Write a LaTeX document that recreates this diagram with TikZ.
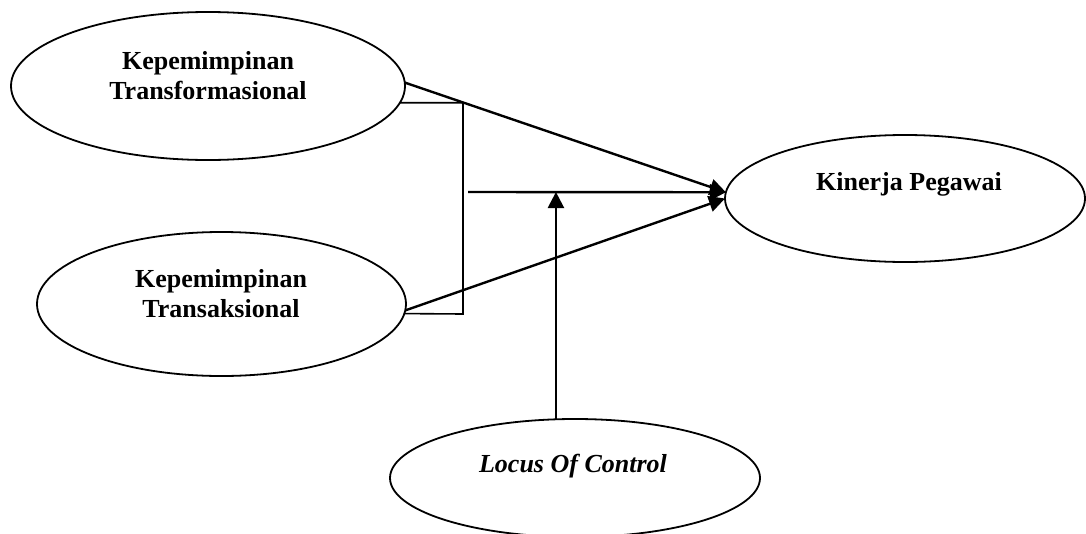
\documentclass[tikz,border=0pt]{standalone}
\usepackage{fontspec}
\setmainfont{Liberation Serif}
\usetikzlibrary{arrows.meta,shapes.geometric}
\begin{document}
\begin{tikzpicture}[x=1pt,y=-1pt,
  oval/.style={draw, ellipse, line width=1.8pt, inner sep=0pt, outer sep=0pt},
  lbl/.style={font=\fontsize{26}{30}\selectfont\bfseries, align=center, inner sep=0pt},
  lbli/.style={font=\fontsize{26}{30}\selectfont\bfseries\itshape, inner sep=0pt},
  link/.style={line width=2.4pt, -{Triangle[length=16pt,width=16pt]}},
  bracketline/.style={line width=1.6pt}]
\useasboundingbox (0,0) rectangle (1086,533);
\fill[white] (0,0) rectangle (1086,533);
% ovals
\node[oval, minimum width=394pt, minimum height=148pt] (e1) at (208,86) {};
\node[oval, minimum width=369pt, minimum height=144pt] (e2) at (221.5,304) {};
\node[oval, minimum width=360pt, minimum height=127pt] (kin) at (905,198.5) {};
\node[oval, minimum width=370pt, minimum height=118pt] (loc) at (575,478) {};
% texts
\node[lbl] (t1) at (208,76) {Kepemimpinan\\Transformasional};
\node[lbl] (t2) at (221,294) {Kepemimpinan\\Transaksional};
\node[lbl, anchor=base] (t3) at (909,190) {Kinerja Pegawai};
\node[lbli, anchor=base] (t4) at (573,472) {Locus Of Control};
% connectors
\coordinate (bj) at (463,314);
\coordinate (mid) at (468,192);
\draw[bracketline] (e1.-5) -| (bj) -- (e2.-3);
\draw[link] (e1.1) -- (kin.178);
\draw[link] (e2.-2.5) -- (kin.west);
\draw[link] (mid) -- (kin.178);
\draw[link] (loc.108.8) -- (loc.108.8 |- mid);
\end{tikzpicture}
\end{document}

○ ○ ○

▸ DIRECTIONS:
Quote in full the listing given above; the images are to be left out.

▸ ANSWER FOR THE TASK:
Write a LaTeX document that recreates this diagram with TikZ.
\documentclass[tikz,border=0pt]{standalone}
\usepackage{fontspec}
\setmainfont{Liberation Serif}
\usetikzlibrary{arrows.meta,shapes.geometric}
\begin{document}
\begin{tikzpicture}[x=1pt,y=-1pt,
  oval/.style={draw, ellipse, line width=1.8pt, inner sep=0pt, outer sep=0pt},
  lbl/.style={font=\fontsize{26}{30}\selectfont\bfseries, align=center, inner sep=0pt},
  lbli/.style={font=\fontsize{26}{30}\selectfont\bfseries\itshape, inner sep=0pt},
  link/.style={line width=2.4pt, -{Triangle[length=16pt,width=16pt]}},
  bracketline/.style={line width=1.6pt}]
\useasboundingbox (0,0) rectangle (1086,533);
\fill[white] (0,0) rectangle (1086,533);
% ovals
\node[oval, minimum width=394pt, minimum height=148pt] (e1) at (208,86) {};
\node[oval, minimum width=369pt, minimum height=144pt] (e2) at (221.5,304) {};
\node[oval, minimum width=360pt, minimum height=127pt] (kin) at (905,198.5) {};
\node[oval, minimum width=370pt, minimum height=118pt] (loc) at (575,478) {};
% texts
\node[lbl] (t1) at (208,76) {Kepemimpinan\\Transformasional};
\node[lbl] (t2) at (221,294) {Kepemimpinan\\Transaksional};
\node[lbl, anchor=base] (t3) at (909,190) {Kinerja Pegawai};
\node[lbli, anchor=base] (t4) at (573,472) {Locus Of Control};
% connectors
\coordinate (bj) at (463,314);
\coordinate (mid) at (468,192);
\draw[bracketline] (e1.-5) -| (bj) -- (e2.-3);
\draw[link] (e1.1) -- (kin.178);
\draw[link] (e2.-2.5) -- (kin.west);
\draw[link] (mid) -- (kin.178);
\draw[link] (loc.108.8) -- (loc.108.8 |- mid);
\end{tikzpicture}
\end{document}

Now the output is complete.